Copy nothing but the text: reproduce each line of the listing exactly and leave the pictures out.
Start of COLLECTED MATERIAL
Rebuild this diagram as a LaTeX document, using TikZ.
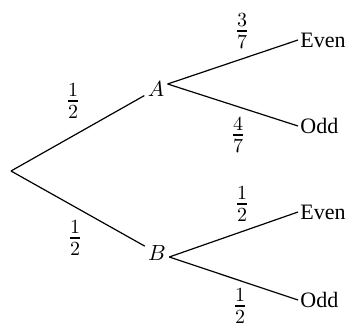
\documentclass[tikz,border=0pt]{standalone}
\usepackage{amsmath}
\usepackage{fontspec}
\setmainfont{Liberation Serif}
\usetikzlibrary{positioning}

\begin{document}
\begin{tikzpicture}[x=0.5pt,y=-0.5pt,font=\fontsize{11}{13}\selectfont,
    branch/.style={line width=0.6pt},
    prob/.style={inner sep=0pt,font=\fontsize{14.5}{16}\selectfont}]
    \useasboundingbox (0,0) rectangle (354,327);
    % stages
    \coordinate (root) at (11,171);
    \node[inner sep=1.5pt] (A) at (156,89) {$A$};
    \node[inner sep=1.5pt] (B) at (157,253) {$B$};
    \node[anchor=west, inner sep=1pt] (AE) at (298,40) {Even};
    \node[anchor=west, inner sep=1pt] (AO) at (298,126) {Odd};
    \node[anchor=west, inner sep=1pt] (BE) at (298,212) {Even};
    \node[anchor=west, inner sep=1pt] (BO) at (298,300) {Odd};
    % branches
    \draw[branch] (root) -- (A);
    \draw[branch] (root) -- (B);
    \draw[branch] ([yshift=2.5pt]A.east) -- (AE.west);
    \draw[branch] ([yshift=2.5pt]A.east) -- (AO.west);
    \draw[branch] ([yshift=-2pt]B.east) -- (BE.west);
    \draw[branch] ([yshift=-2pt]B.east) -- (BO.west);
    % probabilities
    \node[prob] (pA) at (73,101) {$\frac{1}{2}$};
    \node[prob] (pB) at (75,238) {$\frac{1}{2}$};
    \node[prob] (pAE) at (242,31) {$\frac{3}{7}$};
    \node[prob] (pAO) at (238,135) {$\frac{4}{7}$};
    \node[prob] (pBE) at (242,204) {$\frac{1}{2}$};
    \node[prob] (pBO) at (240,306) {$\frac{1}{2}$};
\end{tikzpicture}
\end{document}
End of COLLECTED MATERIAL
▶ **THE RESPONSE**
Rebuild this diagram as a LaTeX document, using TikZ.
\documentclass[tikz,border=0pt]{standalone}
\usepackage{amsmath}
\usepackage{fontspec}
\setmainfont{Liberation Serif}
\usetikzlibrary{positioning}

\begin{document}
\begin{tikzpicture}[x=0.5pt,y=-0.5pt,font=\fontsize{11}{13}\selectfont,
    branch/.style={line width=0.6pt},
    prob/.style={inner sep=0pt,font=\fontsize{14.5}{16}\selectfont}]
    \useasboundingbox (0,0) rectangle (354,327);
    % stages
    \coordinate (root) at (11,171);
    \node[inner sep=1.5pt] (A) at (156,89) {$A$};
    \node[inner sep=1.5pt] (B) at (157,253) {$B$};
    \node[anchor=west, inner sep=1pt] (AE) at (298,40) {Even};
    \node[anchor=west, inner sep=1pt] (AO) at (298,126) {Odd};
    \node[anchor=west, inner sep=1pt] (BE) at (298,212) {Even};
    \node[anchor=west, inner sep=1pt] (BO) at (298,300) {Odd};
    % branches
    \draw[branch] (root) -- (A);
    \draw[branch] (root) -- (B);
    \draw[branch] ([yshift=2.5pt]A.east) -- (AE.west);
    \draw[branch] ([yshift=2.5pt]A.east) -- (AO.west);
    \draw[branch] ([yshift=-2pt]B.east) -- (BE.west);
    \draw[branch] ([yshift=-2pt]B.east) -- (BO.west);
    % probabilities
    \node[prob] (pA) at (73,101) {$\frac{1}{2}$};
    \node[prob] (pB) at (75,238) {$\frac{1}{2}$};
    \node[prob] (pAE) at (242,31) {$\frac{3}{7}$};
    \node[prob] (pAO) at (238,135) {$\frac{4}{7}$};
    \node[prob] (pBE) at (242,204) {$\frac{1}{2}$};
    \node[prob] (pBO) at (240,306) {$\frac{1}{2}$};
\end{tikzpicture}
\end{document}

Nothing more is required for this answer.